For years, many of the richest colleges have offered relatively generous aid packages to the poorest applicants. But many families, it seems, have been too intimidated by the sticker prices at those colleges to even consider them. Despite efforts by many wealthy private colleges to increase their proportions of lower-income students, they have remained quite low.

According to 2006 data collected by The Chronicle, at the country's 59 wealthiest colleges, an average of just 14 percent of students received Pell Grants. And as Robert J. Birgeneau, chancellor of the University of California at Berkeley, is fond of saying, his institution has more Pell-eligible students than all the Ivy League institutions combined.

When Dartmouth College announced in January that it would provide free tuition for families with incomes under $75,000, the admissions office received numerous calls from students who said the tuition rates had previously scared them away from applying.

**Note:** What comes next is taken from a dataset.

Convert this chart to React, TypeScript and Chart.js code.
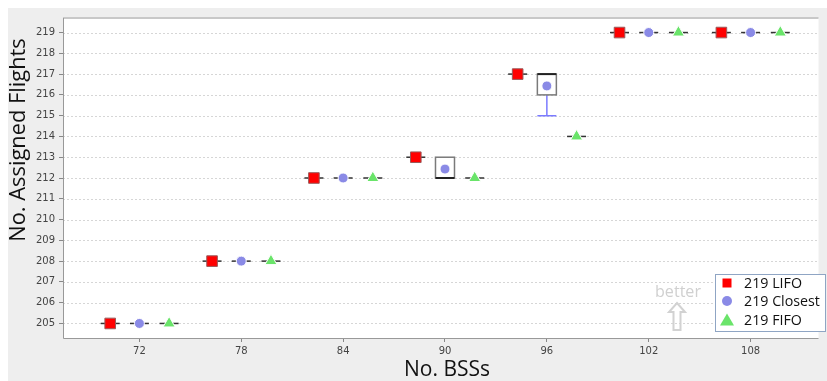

Maria Laskaris, dean of admissions and financial aid, says her office has made some exceptions to its application deadline and considered each student request on a case-by-case basis.

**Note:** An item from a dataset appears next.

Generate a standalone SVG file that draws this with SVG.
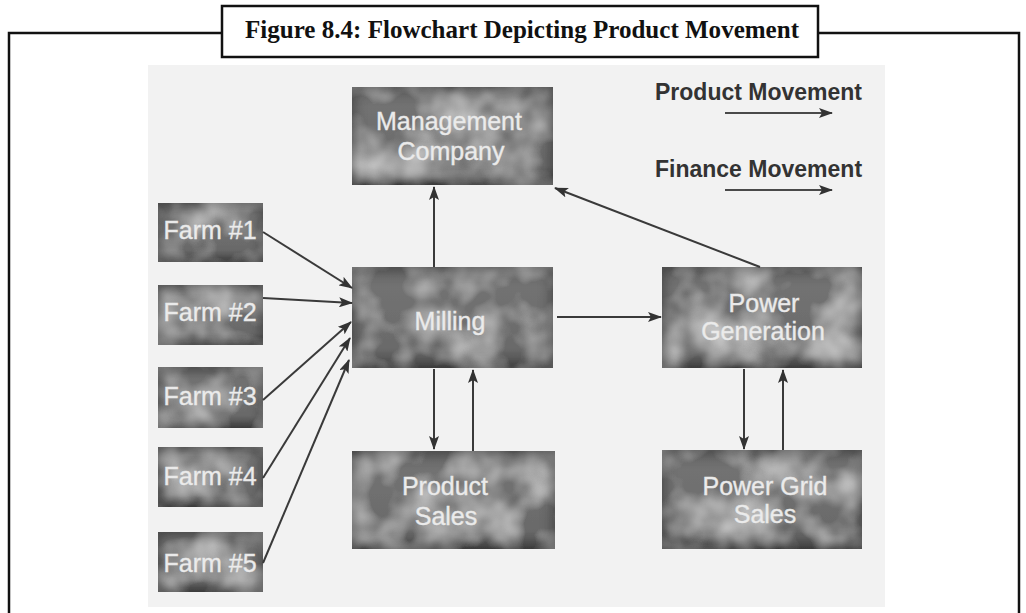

Even before Claremont McKenna announced its plan to replace loans with grants, Mr. Vos said his office regularly received calls from students who asked if the college would be offering similar financial relief.

Though more students seem interested, most colleges with these new programs predict fairly modest increases in yield among the income groups affected by them. Both Lafayette College and Claremont McKenna, for example, expect about 3 percent more of those students to accept admissions offers.

Over all, only 20 to 30 colleges in the country are truly need-blind in admissions, according to Mr. Ehrenberg, and the bulk of the poorest students will remain unaffected by policy changes at the wealthiest institutions.

"The concern is that this doesn't really get at the underlying social problem, which is that we have dramatic inequality in terms of access rates to college," says Mr. Ehrenberg. "To the extent that we're giving more money to middle-income families, it could reduce the amount of money that is available for students who really have need."